The task: From the first line of the listing below to the line with "const brTicks = [0, 20, 40, 60, 80, 100];", print each line exactly, and nothing more. Leave out the pictures.

Dataset extract:
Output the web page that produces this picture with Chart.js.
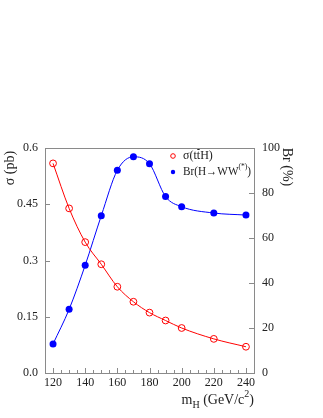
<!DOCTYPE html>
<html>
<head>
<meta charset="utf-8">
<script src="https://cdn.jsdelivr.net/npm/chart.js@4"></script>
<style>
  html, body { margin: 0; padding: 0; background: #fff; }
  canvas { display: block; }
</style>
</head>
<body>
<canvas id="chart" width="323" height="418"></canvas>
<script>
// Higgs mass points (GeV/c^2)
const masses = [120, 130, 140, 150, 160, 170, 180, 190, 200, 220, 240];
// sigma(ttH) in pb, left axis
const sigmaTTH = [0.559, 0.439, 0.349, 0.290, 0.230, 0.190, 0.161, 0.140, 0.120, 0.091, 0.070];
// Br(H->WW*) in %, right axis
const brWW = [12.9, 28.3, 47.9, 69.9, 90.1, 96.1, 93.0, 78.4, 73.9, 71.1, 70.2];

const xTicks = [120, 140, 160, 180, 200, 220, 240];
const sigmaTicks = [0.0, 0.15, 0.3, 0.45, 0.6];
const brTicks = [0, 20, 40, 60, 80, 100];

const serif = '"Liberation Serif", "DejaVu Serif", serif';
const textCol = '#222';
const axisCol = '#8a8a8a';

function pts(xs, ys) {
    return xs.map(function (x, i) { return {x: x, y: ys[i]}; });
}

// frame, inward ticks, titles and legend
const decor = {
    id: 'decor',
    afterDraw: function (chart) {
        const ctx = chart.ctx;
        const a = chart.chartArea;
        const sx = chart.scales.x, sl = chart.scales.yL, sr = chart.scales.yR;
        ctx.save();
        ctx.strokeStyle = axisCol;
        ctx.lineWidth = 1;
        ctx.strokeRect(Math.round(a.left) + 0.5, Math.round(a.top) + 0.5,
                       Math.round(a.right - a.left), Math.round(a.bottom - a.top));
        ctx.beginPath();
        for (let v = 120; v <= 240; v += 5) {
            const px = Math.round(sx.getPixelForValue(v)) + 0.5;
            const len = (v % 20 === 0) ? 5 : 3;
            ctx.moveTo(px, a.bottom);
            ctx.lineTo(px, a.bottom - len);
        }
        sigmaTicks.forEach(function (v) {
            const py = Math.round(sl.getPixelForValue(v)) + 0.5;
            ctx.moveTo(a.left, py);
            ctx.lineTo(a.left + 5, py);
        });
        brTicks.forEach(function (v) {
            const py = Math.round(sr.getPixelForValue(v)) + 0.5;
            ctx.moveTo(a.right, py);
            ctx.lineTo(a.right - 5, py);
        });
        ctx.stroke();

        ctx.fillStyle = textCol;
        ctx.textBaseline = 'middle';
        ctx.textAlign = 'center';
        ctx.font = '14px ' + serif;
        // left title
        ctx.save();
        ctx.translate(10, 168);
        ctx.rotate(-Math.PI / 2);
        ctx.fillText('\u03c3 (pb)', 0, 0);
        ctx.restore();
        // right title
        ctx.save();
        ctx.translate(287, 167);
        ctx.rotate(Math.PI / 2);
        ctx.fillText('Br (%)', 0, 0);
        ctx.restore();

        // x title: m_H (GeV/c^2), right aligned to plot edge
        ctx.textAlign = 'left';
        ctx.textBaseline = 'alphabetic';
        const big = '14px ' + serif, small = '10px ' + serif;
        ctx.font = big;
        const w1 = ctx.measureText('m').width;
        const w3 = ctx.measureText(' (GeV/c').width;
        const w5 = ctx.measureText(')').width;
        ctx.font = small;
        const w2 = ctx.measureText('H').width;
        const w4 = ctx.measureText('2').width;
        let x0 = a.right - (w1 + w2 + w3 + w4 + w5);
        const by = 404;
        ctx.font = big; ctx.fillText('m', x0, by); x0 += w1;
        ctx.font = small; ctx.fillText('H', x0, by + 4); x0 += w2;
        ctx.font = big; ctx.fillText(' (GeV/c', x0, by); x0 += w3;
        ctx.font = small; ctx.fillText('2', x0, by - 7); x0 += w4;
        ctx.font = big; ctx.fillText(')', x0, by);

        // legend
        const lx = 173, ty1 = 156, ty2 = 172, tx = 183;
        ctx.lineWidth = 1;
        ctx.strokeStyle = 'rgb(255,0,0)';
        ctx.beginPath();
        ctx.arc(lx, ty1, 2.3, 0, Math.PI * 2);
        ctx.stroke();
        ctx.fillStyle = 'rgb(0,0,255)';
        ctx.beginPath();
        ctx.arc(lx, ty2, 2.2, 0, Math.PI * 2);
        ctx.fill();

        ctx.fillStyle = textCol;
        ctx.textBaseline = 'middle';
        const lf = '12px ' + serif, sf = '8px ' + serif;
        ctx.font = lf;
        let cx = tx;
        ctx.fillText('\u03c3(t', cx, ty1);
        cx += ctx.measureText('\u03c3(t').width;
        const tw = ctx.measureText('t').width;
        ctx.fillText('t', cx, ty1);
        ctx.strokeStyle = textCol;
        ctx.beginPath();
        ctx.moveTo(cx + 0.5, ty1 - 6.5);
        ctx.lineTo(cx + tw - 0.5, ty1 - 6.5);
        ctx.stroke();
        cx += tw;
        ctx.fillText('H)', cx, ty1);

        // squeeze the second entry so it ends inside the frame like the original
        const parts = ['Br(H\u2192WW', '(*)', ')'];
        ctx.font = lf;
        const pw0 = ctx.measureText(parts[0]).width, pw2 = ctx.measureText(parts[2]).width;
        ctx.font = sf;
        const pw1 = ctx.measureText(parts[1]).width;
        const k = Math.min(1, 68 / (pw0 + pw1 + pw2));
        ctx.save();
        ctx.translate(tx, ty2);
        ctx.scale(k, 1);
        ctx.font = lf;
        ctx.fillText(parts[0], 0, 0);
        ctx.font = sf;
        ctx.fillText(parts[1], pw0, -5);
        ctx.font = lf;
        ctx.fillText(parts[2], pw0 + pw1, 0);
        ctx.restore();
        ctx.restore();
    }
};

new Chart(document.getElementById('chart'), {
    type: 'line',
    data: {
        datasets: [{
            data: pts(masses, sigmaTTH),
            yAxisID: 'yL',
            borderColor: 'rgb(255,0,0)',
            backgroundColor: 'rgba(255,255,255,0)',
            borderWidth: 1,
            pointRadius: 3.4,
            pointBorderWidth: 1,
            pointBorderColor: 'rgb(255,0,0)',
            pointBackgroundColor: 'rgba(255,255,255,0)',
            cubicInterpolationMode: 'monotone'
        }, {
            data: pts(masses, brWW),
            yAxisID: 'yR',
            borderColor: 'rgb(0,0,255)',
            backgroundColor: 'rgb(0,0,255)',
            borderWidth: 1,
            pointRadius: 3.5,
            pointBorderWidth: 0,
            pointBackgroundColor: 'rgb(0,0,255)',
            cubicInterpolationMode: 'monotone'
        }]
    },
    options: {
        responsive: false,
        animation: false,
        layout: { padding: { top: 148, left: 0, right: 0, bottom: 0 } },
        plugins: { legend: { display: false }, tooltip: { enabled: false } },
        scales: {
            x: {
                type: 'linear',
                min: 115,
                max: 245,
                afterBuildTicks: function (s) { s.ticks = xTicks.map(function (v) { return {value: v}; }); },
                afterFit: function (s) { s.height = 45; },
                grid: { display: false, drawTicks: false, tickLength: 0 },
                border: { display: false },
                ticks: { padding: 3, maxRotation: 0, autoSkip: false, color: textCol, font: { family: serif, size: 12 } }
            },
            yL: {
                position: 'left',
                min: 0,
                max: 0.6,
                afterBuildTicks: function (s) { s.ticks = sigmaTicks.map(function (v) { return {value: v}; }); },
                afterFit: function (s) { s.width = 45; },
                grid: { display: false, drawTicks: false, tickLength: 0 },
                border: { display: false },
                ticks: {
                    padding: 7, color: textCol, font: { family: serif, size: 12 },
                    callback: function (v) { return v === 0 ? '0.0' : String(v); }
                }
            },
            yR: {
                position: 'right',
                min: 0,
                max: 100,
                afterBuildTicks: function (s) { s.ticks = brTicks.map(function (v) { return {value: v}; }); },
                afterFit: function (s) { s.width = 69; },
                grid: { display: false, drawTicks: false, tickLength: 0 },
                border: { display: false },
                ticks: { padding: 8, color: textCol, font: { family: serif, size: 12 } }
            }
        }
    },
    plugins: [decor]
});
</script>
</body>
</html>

In response:
Output the web page that produces this picture with Chart.js.
<!DOCTYPE html>
<html>
<head>
<meta charset="utf-8">
<script src="https://cdn.jsdelivr.net/npm/chart.js@4"></script>
<style>
  html, body { margin: 0; padding: 0; background: #fff; }
  canvas { display: block; }
</style>
</head>
<body>
<canvas id="chart" width="323" height="418"></canvas>
<script>
// Higgs mass points (GeV/c^2)
const masses = [120, 130, 140, 150, 160, 170, 180, 190, 200, 220, 240];
// sigma(ttH) in pb, left axis
const sigmaTTH = [0.559, 0.439, 0.349, 0.290, 0.230, 0.190, 0.161, 0.140, 0.120, 0.091, 0.070];
// Br(H->WW*) in %, right axis
const brWW = [12.9, 28.3, 47.9, 69.9, 90.1, 96.1, 93.0, 78.4, 73.9, 71.1, 70.2];

const xTicks = [120, 140, 160, 180, 200, 220, 240];
const sigmaTicks = [0.0, 0.15, 0.3, 0.45, 0.6];
const brTicks = [0, 20, 40, 60, 80, 100];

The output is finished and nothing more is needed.